If that’s unacceptable, then moving to SSL is the next step. You can use SSL to protect the hash as it moves between the client and server. However you can also use SSL to protect the plain password being discovered too. Is there any point in doing both? Hashing the password prior to SSL is slightly more secure. If you hash the password before it leaves the client, there’s no danger of the password appearing in the log files of your web sever or application server. If you have a dedicated host decrypting the SSL prior to passing it to your web server, the password could be sniffed between those servers.
After all that, I’ve decided that Booko will use both hashing the password before transmission and, eventually, SSL.
Notes on SHA1 and extra security:
SHA1 hashes are very secure and can be calculated very fast. The faster the hash, the faster you can create a dictionary attack. Ideally for this scenario, we want a slow hashing function, or, more correctly, we want the method that generates our hashes to be slow.
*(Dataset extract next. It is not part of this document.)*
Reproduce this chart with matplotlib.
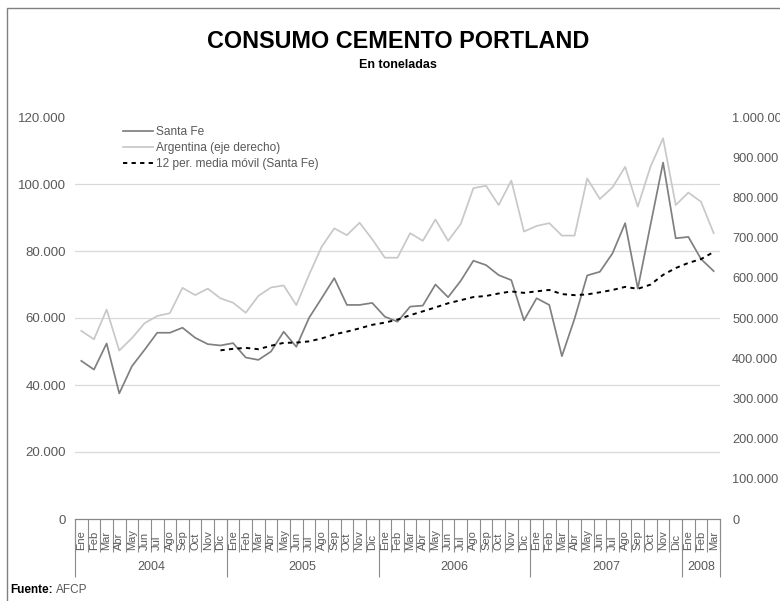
import matplotlib
matplotlib.use("Agg")
import matplotlib.pyplot as plt
import numpy as np
import pandas as pd
from matplotlib.ticker import FuncFormatter
from matplotlib.patches import Rectangle

plt.rcParams['font.family'] = ['Liberation Sans', 'DejaVu Sans']

# monthly data, Ene 2004 - Mar 2008 (toneladas)
months = ["Ene", "Feb", "Mar", "Abr", "May", "Jun", "Jul", "Ago", "Sep", "Oct", "Nov", "Dic"]
years = ["2004", "2005", "2006", "2007", "2008"]
months_per_year = [12, 12, 12, 12, 3]
month_labels = (months * 5)[:51]

santa_fe = [47200, 44600, 52400, 37500, 45600, 50500, 55600, 55600, 57100, 54100, 52200, 51800,
            52500, 48200, 47500, 50000, 55900, 51400, 60000, 65900, 71900, 63900, 63900, 64500,
            60400, 58900, 63400, 63700, 70000, 66200, 71100, 77100, 75800, 72800, 71300, 59300,
            65900, 63900, 48600, 59800, 72700, 73800, 79300, 88300, 68800, 87700, 106400, 83800,
            84200, 77600, 74000]
argentina = [468000, 447000, 521000, 419000, 450000, 487000, 505000, 512000, 575000, 557000, 573000, 549000,
             538000, 513000, 555000, 576000, 581000, 532000, 607000, 677000, 723000, 706000, 737000, 696000,
             650000, 650000, 711000, 692000, 745000, 692000, 734000, 823000, 829000, 781000, 842000, 715000,
             729000, 736000, 705000, 705000, 847000, 796000, 825000, 876000, 777000, 876000, 947000, 781000,
             812000, 789000, 711000]

# Excel trendline: 12 period moving average of Santa Fe
media_movil = pd.Series(santa_fe).rolling(12).mean()

x = np.arange(len(santa_fe))
grey_txt = "#595959"

fig = plt.figure(figsize=(7.8, 6.01), dpi=100)
ax = fig.add_axes([75 / 780, 82 / 601, 645 / 780, 402 / 601])
ax2 = ax.twinx()

l_sf, = ax.plot(x, santa_fe, color="#808080", lw=1.25, label="Santa Fe")
l_mm, = ax.plot(x, media_movil, color="black", lw=1.4, linestyle=(0, (2.2, 2.2)),
                label="12 per. media móvil (Santa Fe)")
l_ar, = ax2.plot(x, argentina, color="#c8c8c8", lw=1.25, label="Argentina (eje derecho)")

fmt = FuncFormatter(lambda v, p: f"{int(v):,}".replace(",", "."))
ax.set_ylim(0, 120000)
ax.set_yticks(np.arange(0, 120001, 20000))
ax.yaxis.set_major_formatter(fmt)
ax2.set_ylim(0, 1000000)
ax2.set_yticks(np.arange(0, 1000001, 100000))
ax2.yaxis.set_major_formatter(fmt)
ax.set_xlim(-0.5, len(x) - 0.5)

for a in (ax, ax2):
    for s in ("top", "left", "right", "bottom"):
        a.spines[s].set_visible(False)
ax.tick_params(axis="y", length=0, pad=6.5, labelsize=9.5, labelcolor=grey_txt)
ax2.tick_params(axis="y", length=0, pad=8.8, labelsize=9.2, labelcolor=grey_txt)
ax.set_xticks([])

for v in range(20000, 100001, 20000):
    ax.axhline(v, color="#d9d9d9", lw=0.9, zorder=0)
ax.axhline(0, color="#868686", lw=0.9, zorder=1, clip_on=False)

# category table below the axis
xt = ax.get_xaxis_transform()
ax.vlines(np.arange(len(x) + 1) - 0.5, -33 / 402, 0, transform=xt, color="#8c8c8c",
          lw=0.8, clip_on=False)
for i, m in enumerate(month_labels):
    ax.text(i, -31 / 402, m, transform=xt, rotation=90, ha="center", va="bottom",
            fontsize=8, color=grey_txt)
edges = np.concatenate([[0], np.cumsum(months_per_year)]) - 0.5
ax.vlines(edges, -58 / 402, 0, transform=xt, color="#8c8c8c", lw=0.8, clip_on=False)
for y, a0, a1 in zip(years, edges[:-1], edges[1:]):
    ax.text((a0 + a1) / 2, -48 / 402, y, transform=xt, ha="center", va="center",
            fontsize=9, color=grey_txt)

ax2.legend(handles=[l_sf, l_ar, l_mm], loc="upper left", bbox_to_anchor=(0.0744, 0.978),
           frameon=False, fontsize=8.6, handlelength=2.55, handletextpad=0.2,
           borderpad=0, borderaxespad=0, labelspacing=0.33, labelcolor=grey_txt)

fig.text(0.51, 1 - 42 / 601, "CONSUMO CEMENTO PORTLAND", ha="center", va="center",
         fontsize=16.8, fontweight="bold", color="black")
fig.text(0.51, 1 - 65 / 601, "En toneladas", ha="center", va="center",
         fontsize=9, fontweight="bold", color="black")
fig.text(10 / 780, 1 - 590 / 601, "Fuente:", ha="left", va="center", fontsize=8.5,
         fontweight="bold")
fig.text(56 / 780, 1 - 590 / 601, "AFCP", ha="left", va="center", fontsize=8.5,
         color=grey_txt)

fig.patches.append(Rectangle((7 / 780, -0.1), 1.2, 1 - 8 / 601 + 0.1, transform=fig.transFigure,
                             fill=False, edgecolor="#808080", lw=1))

fig.savefig("out.png", dpi=100)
This can easily be achieved by simply hashing the password multiple times. Here’s some timings of hashing:
>> require 'hmac-sha1'
>> require 'benchmark'
>> salt = (0..256).map { ((0..9).to_a + ('a'..'z').to_a + ('A'..'Z').to_a).rand }.join
>> hash = nil
>> Benchmark.realtime { hash = HMAC::SHA1.new(salt)<< "MyPassword" }
=> 6.60419464111328e-05
>> Benchmark.realtime { 100.times { hash = HMAC::SHA1.new(salt) << hash.hexdigest } }
=> 0.00437498092651367
>> Benchmark.realtime { 1000.times { hash = HMAC::SHA1.new(salt) << hash.hexdigest } }
=> 0.0426349639892578
>> Benchmark.realtime { 10000.times { hash = HMAC::SHA1.new(salt) << hash.hexdigest } }
=> 0.463771820068359
>> Benchmark.realtime { 100000.times { hash = HMAC::SHA1.new(salt) << hash.hexdigest } }
=> 4.64294099807739
So, 10,000 hashes took around 1/2 second on my 2.8Ghz Core 2 Duo MacBook Pro. You can see that performing 10,000 hashes will seriously slow any attempt at creating a dictionary attack on your passwords. I haven’t timed how long it takes in Javascript, but you’d want to keep it under a second to make user log in not too painful.
Links:
You can find javascript libraries for doing HMAC on PAJ’s Homepage or jsSSH on sourceforge.